Contohnya, jika setelah jual beli terjadi, pembeli pulang dan mendapati cacat dalam barang yang dibelinya. Sementara ketika proses memilih, penjual sengaja menutupi cacat pada barang tersebut. Maka dalam jual beli tersebut terdapat unsur penipuan yang tidak dibenarkan secara syariat. Pilihannya, penjual dan pembeli dapat bertemu kembali dan menyelesaikan dengan baik sehingga tidak ada pihak yang merasa dirugikan. Atau bisa juga pembeli mengikhlaskan, semoga Allah memaafkan penjual dan membuatnya tidak mengulangi kecurangan tersebut.

Terkait masalah DP, adalah singkatan dari Down Payment, atau pembayaran di awal dengan prosentase sebagian dari harga yang sudah disepakati. Biasanya, pembeli harus membayar DP sebagai tanda awal kesepakatan jual beli. Pelunasan dilakukan ketika barang sudah siap digunakan oleh pembeli. Besar DP yang harus dibayar ditentukan oleh penjual. Dalam bisnis, uang DP digunakan untuk meminimalisir risiko PHP oleh pembeli. Biasanya, pembeli yang sudah melakukan DP berarti sudah cukup serius untuk membeli dan tidak hanya memilih atau menawar barang yang dijual secara online. Uang DP juga merupakan tanda kepercayaan pembeli kepada penjual, sekaligus penjual kepada pembeli.

Dalam hukum islam, para ulama sepakat tentang kebolehan mengambil DP dari pembeli, sebagai “tanda jadi” sebuah transaksi jual beli. Namun ulama berbeda pendapat tentang DP yang “hangus”, mereka yang mengharamkan hangusnya DP karena pembatalan perjanjian, didasarkan pada alasan bahwa hal tersebut merupakan pengambilan harta dengan cara yang batil, dan ini diharamkan dengan tegas dalam Al Qur’an.

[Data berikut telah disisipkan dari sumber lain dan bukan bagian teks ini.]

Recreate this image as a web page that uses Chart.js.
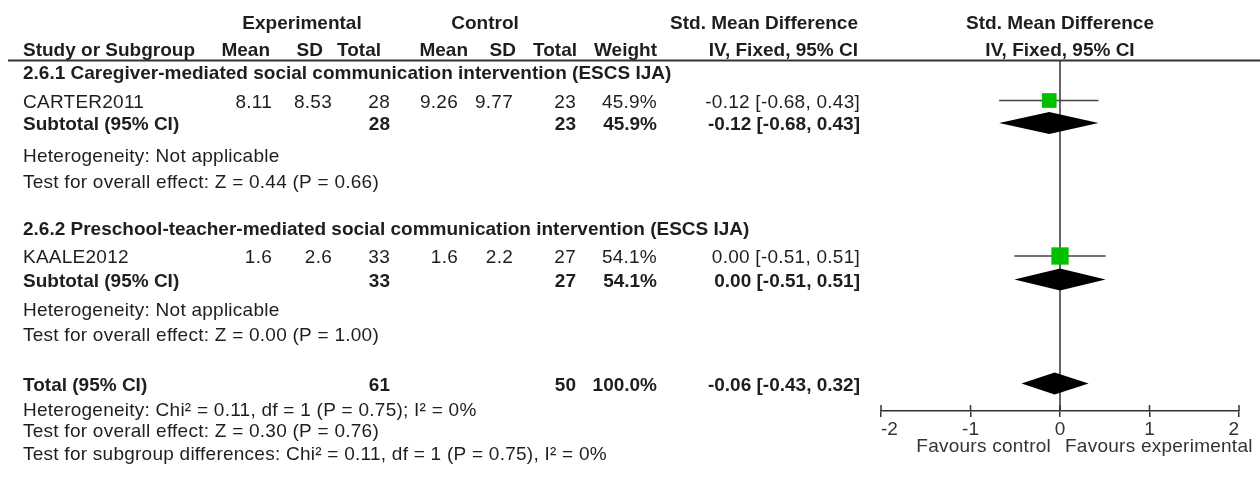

Sedangkan mereka yang memperbolehkan adanya DP yang “hangus” dalam pembatalan perjanjian transaksi, didasarkan oleh adanya kerugian yang mungkin ditanggung oleh penjual karena pembatalan perjanjian jual beli tersebut. Lalu bagaimana solusinya?

Disinilah betapa penting “akad”, atau kesepakatan awal. Antara penjual dan pembeli harus mengetahui hak dan kewajiban masing-masing sejak awal, sehingga jika ada masalah di kemudian hari, dasar untuk mengambil keputusan jelas.

Bagaimana jika terlanjur mengambil DP, belum ada kesepakatan sebelumnya, namun ada biaya yang harus ditanggung penjual menggunakan uang DP tersebut. Lalu perjanjian dibatalkan? Sedangkan uang DP tersebut masih sisa, harus diapakan?

Solusi paling mudah adalah mendiskusikannya dengan pembeli. Penjual yang baik akan mampu menyampaikan kepada pembeli dengan bahasa yang baik untuk mencapai kesepakatan, agar tidak ada pihak yang merasa dirugikan.

Begitu juga pembeli yang baik, tidak akan bermaksud merugikan penjual dengan pembatalan atas transaksi yang sudah disepakati tanpa alasan yang benar-benar tidak bisa dihindari.